▸ Problem
Lines holding the string "this" are the ones to copy; find them all in the data.

--- begin Entries supplied ---

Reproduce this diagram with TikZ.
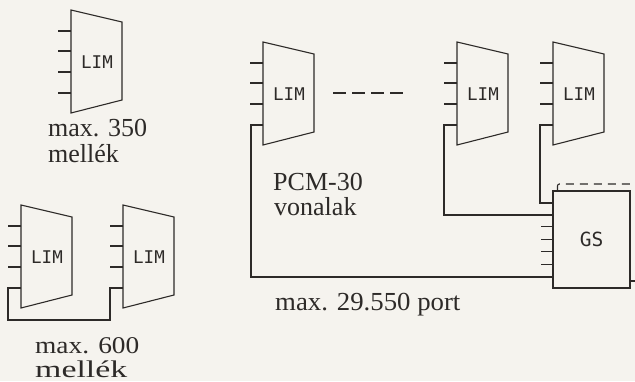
\documentclass[tikz,border=0pt]{standalone}
\usepackage{fontspec}
\setmainfont{Liberation Serif}
\newfontfamily\limfont{DejaVu Sans Mono}
\usepackage{graphicx}
\definecolor{paper}{RGB}{245,243,238}
\definecolor{ink}{RGB}{45,42,40}
\tikzset{
  wire/.style={draw=ink, line width=1.1pt},
  limlabel/.style={font=\limfont\fontsize{17.5}{18}\selectfont, text=ink, inner sep=0pt},
  gsbox/.style={wire, minimum width=77pt, minimum height=97pt, inner sep=0pt,
    font=\limfont\fontsize{19.5}{20}\selectfont, text=ink},
  caption/.style={font=\fontsize{26}{28}\selectfont, text=ink, inner sep=0pt, anchor=base west},
  smallcaption/.style={caption, font=\fontsize{24}{26}\selectfont},
  gapline/.style={wire, dash pattern=on 13pt off 6pt},
  backline/.style={wire, dash pattern=on 8pt off 6pt, rounded corners=2pt},
}
\newcommand\limbox[3]{%
  \draw[wire] (#2,#3) -- ++(51,12) -- ++(0,78) -- ++(-51,13) -- cycle;
  \foreach \d in {21,41,62} \draw[wire] (#2,#3) ++(0,\d) -- ++(-13,0);
  \path (#2,#3) ++(26,52) node[limlabel] (#1) {LIM};
  \path (#2,#3) ++(0,83) coordinate (#1-p) ++(-13,0) coordinate (#1-s);
}
\begin{document}
\begin{tikzpicture}[x=1pt,y=-1pt]
  \fill[paper] (0,0) rectangle (635,381);
  \useasboundingbox (0,0) rectangle (635,381);

  % top-left single LIM
  \limbox{lima}{71}{10}
  \draw[wire] (lima-p) -- (lima-s);
  \node[caption] (t1a) at (48,136) {max. 350};
  \node[caption] (t1b) at (48,162) {mellék};

  % bottom-left pair of LIMs
  \limbox{limb1}{21}{205}
  \limbox{limb2}{123}{205}
  \coordinate (c0) at (8,320);
  \draw[wire] (limb1-p) -| (c0) -| (limb2-s) -- (limb2-p);
  \node[smallcaption] (t2a) at (35,353) {\scalebox{1.14}[1]{max. 600}};
  \node[smallcaption] (t2b) at (35,377) {\scalebox{1.41}[1]{mellék}};

  % main system
  \limbox{limm}{263}{42}
  \limbox{limn}{457}{42}
  \limbox{limo}{553}{42}
  \coordinate (d1) at (333,93);
  \coordinate (d2) at (405,93);
  \draw[gapline] (d1) -- (d2);

  \node[gsbox] (gs) at (591.5,239.5) {GS};
  \foreach \d in {36,49,61,74} \draw[wire] (gs.north west) ++(0,\d) -- ++(-11,0);

  \coordinate (c1) at (251,277);
  \draw[wire] (limm-p) -| (c1) -- (c1 -| gs.west);
  \coordinate (c2) at (444,215);
  \draw[wire] (limn-p) -| (c2) -- (c2 -| gs.west);
  \coordinate (c3) at (540,203);
  \draw[wire] (limo-p) -| (c3) -- (c3 -| gs.west);

  \coordinate (k2) at (645,184);
  \draw[backline] ([xshift=5pt]gs.north west) |- (k2);
  \coordinate (e1) at (645,281);
  \draw[wire] (e1 -| gs.east) -- (e1);

  \node[caption] (t3a) at (273,190) {PCM-30};
  \node[caption] (t3b) at (274,215) {vonalak};
  \node[caption] (t4) at (275,310) {\scalebox{1.03}[1]{max. 29.550 port}};
\end{tikzpicture}
\end{document}
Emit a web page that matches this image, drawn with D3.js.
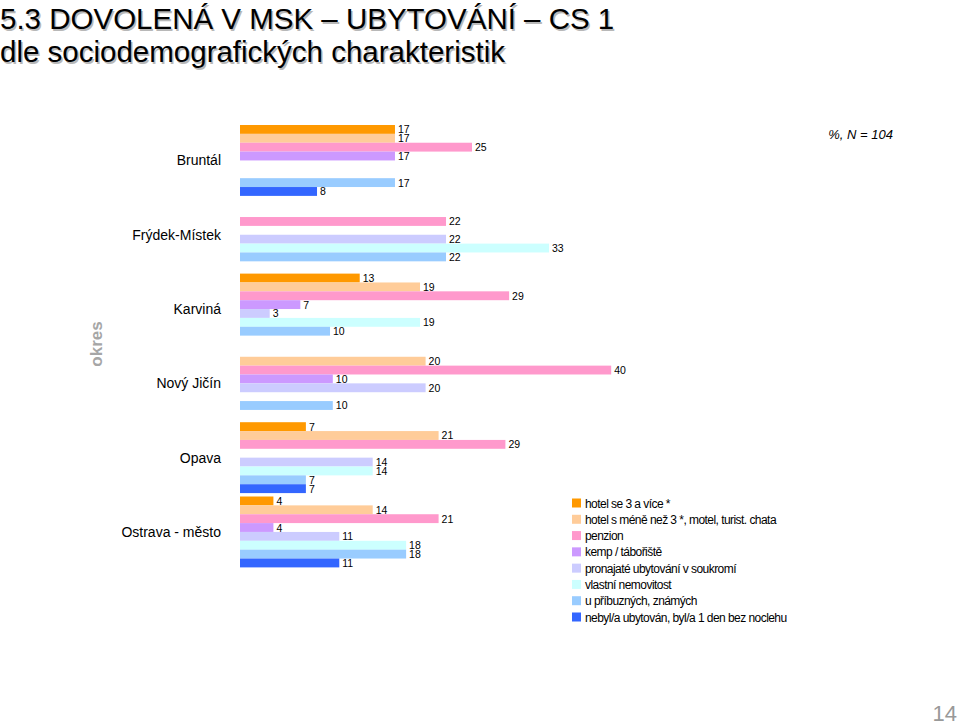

--- end Entries supplied ---

▸ Task answer
Reproduce this diagram with TikZ.
Emit a web page that matches this image, drawn with D3.js.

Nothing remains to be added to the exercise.